Translated by Connie Stultz.

Sexual harassment in academia

According to a study from April 2017, conducted by Sentio on commission from the National Union of Students in Norway (NSO) and Universitas, more than 30 000 students have experienced unwelcome sexual attention from a classmate or employee at their institution. This corresponds to one of eight students nationwide. Altogether 14 percent of the men surveyed responded “yes” to the question, as compared with 11 percent of the women.

In autumn 2017, Professor Ingrid Lund of the University of Agder published a study in which one percent of the surveyed students responded that they had been sexually harassed by an employee at their institution.

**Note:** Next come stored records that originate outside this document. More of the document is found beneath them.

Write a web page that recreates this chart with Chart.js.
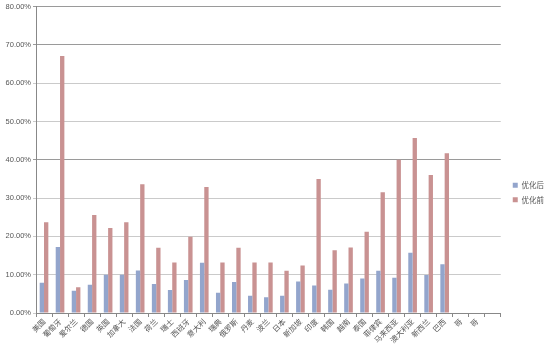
<!DOCTYPE html>
<html>
<head>
<meta charset="utf-8">
<script src="https://cdn.jsdelivr.net/npm/chart.js@4"></script>
<style>
  html, body { margin: 0; background: #fff; }
  #wrap { width: 554px; height: 351px; }
</style>
</head>
<body>
<div id="wrap"><canvas id="c"></canvas></div>
<script>
'use strict';

// ── Data (percent) ──────────────────────────────────────────────────────────
var countries = ['美国', '葡萄牙', '爱尔兰', '德国', '英国', '加拿大', '法国', '荷兰', '瑞士',
  '西班牙', '意大利', '瑞典', '俄罗斯', '丹麦', '波兰', '日本', '新加坡', '印度', '韩国',
  '越南', '泰国', '菲律宾', '马来西亚', '澳大利亚', '新西兰', '巴西', '哥', '哥', ''];

var afterOpt = [7.9, 17.2, 5.8, 7.4, 10.0, 10.0, 11.1, 7.6, 6.0, 8.6, 13.1, 5.3, 8.1, 4.5,
  4.1, 4.5, 8.2, 7.2, 6.1, 7.7, 9.0, 11.0, 9.2, 15.7, 9.9, 12.7, null, null, null];

var beforeOpt = [23.7, 67.1, 6.75, 25.6, 22.2, 23.7, 33.6, 17.0, 13.2, 19.9, 32.9, 13.2, 17.0,
  13.2, 13.2, 11.0, 12.4, 35.0, 16.4, 17.1, 21.2, 31.5, 40.0, 45.7, 36.0, 41.7, null, null, null];

var seriesNames = ['优化后', '优化前'];

var BLUE = '#93a5cc';
var RED  = '#c99292';
var TEXT = '#555';
var CJK  = '"Noto Sans CJK SC", sans-serif';
var LAT  = '"Liberation Sans", Arial, sans-serif';

// ── Leave a small gap between plot area and legend ──────────────────────────
var trimRight = {
  id: 'trimRight',
  afterLayout: function (chart) {
    var gap = 5;
    var a = chart.chartArea, x = chart.scales.x;
    a.right -= gap; a.width -= gap;
    x.right -= gap; x.width -= gap;
    x.configure();
  }
};

new Chart(document.getElementById('c').getContext('2d'), {
  type: 'bar',
  data: {
    labels: countries,
    datasets: [
      { label: seriesNames[0], data: afterOpt,  backgroundColor: BLUE, borderWidth: 0 },
      { label: seriesNames[1], data: beforeOpt, backgroundColor: RED,  borderWidth: 0 }
    ]
  },
  options: {
    responsive: true,
    maintainAspectRatio: false,
    animation: false,
    layout: { padding: { left: 0, top: 2, right: 0, bottom: 0 } },
    datasets: { bar: { categoryPercentage: 0.54, barPercentage: 1 } },
    plugins: {
      tooltip: { enabled: false },
      legend: {
        position: 'right',
        title: { display: true, text: ' ', font: { size: 10, lineHeight: 1 }, padding: { top: 22, bottom: 0 } },
        labels: {
          boxWidth: 5, boxHeight: 5, padding: 7,
          color: TEXT,
          font: { family: CJK, size: 7.5 }
        }
      }
    },
    scales: {
      x: {
        grid: { drawOnChartArea: false, tickLength: 4, color: '#888' },
        border: { color: '#888' },
        ticks: {
          autoSkip: false, maxRotation: 45, minRotation: 45, padding: 0,
          color: TEXT, font: { family: CJK, size: 7.5 }
        },
        afterFit: function (s) { s.height = 38; }
      },
      y: {
        min: 0, max: 80,
        ticks: {
          stepSize: 10, padding: 2, color: TEXT,
          font: { family: LAT, size: 7.5 },
          callback: function (v) { return v.toFixed(2) + '%'; }
        },
        grid: {
          tickLength: 3,
          color: function (ctx) {
            var v = ctx.tick && ctx.tick.value;
            return (v === 40 || v === 70 || v === 80) ? '#9a9a9a' : '#cacaca';
          }
        },
        border: { color: '#888' },
        afterFit: function (s) { s.width = 36; }
      }
    }
  },
  plugins: [trimRight]
});
</script>
</body>
</html>
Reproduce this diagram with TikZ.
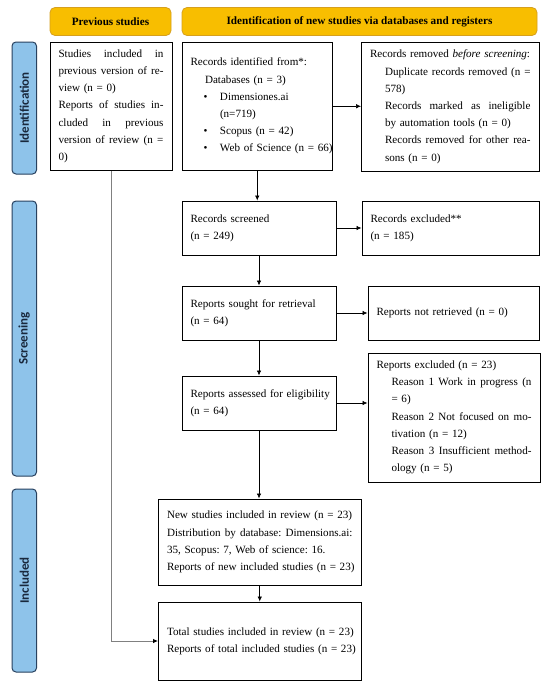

Eight percent stated that they had been sexually harassed by a classmate.

The Committee for Gender Balance and Diversity in Research (the KIF Committee) has sent a formal written request to the Association of Norwegian Research Institutes, the Norwegian Association of Higher Education Institutions (UHR) and the research sector to take steps to solve the problem. Read more about this issue and the KIF Committee’s demands here.

UHR has decided to form a joint committee for Norwegian universities and universities colleges that will work to fight sexual harassment in academia. The committee will be chaired by Rector Frank Reichart of the University of Agder, who is also the driving force behind the committee’s establishment.

Rector Svein Stølen of the University of Oslo has stated that he will initiate a survey to find out the extent of harassment at his institution.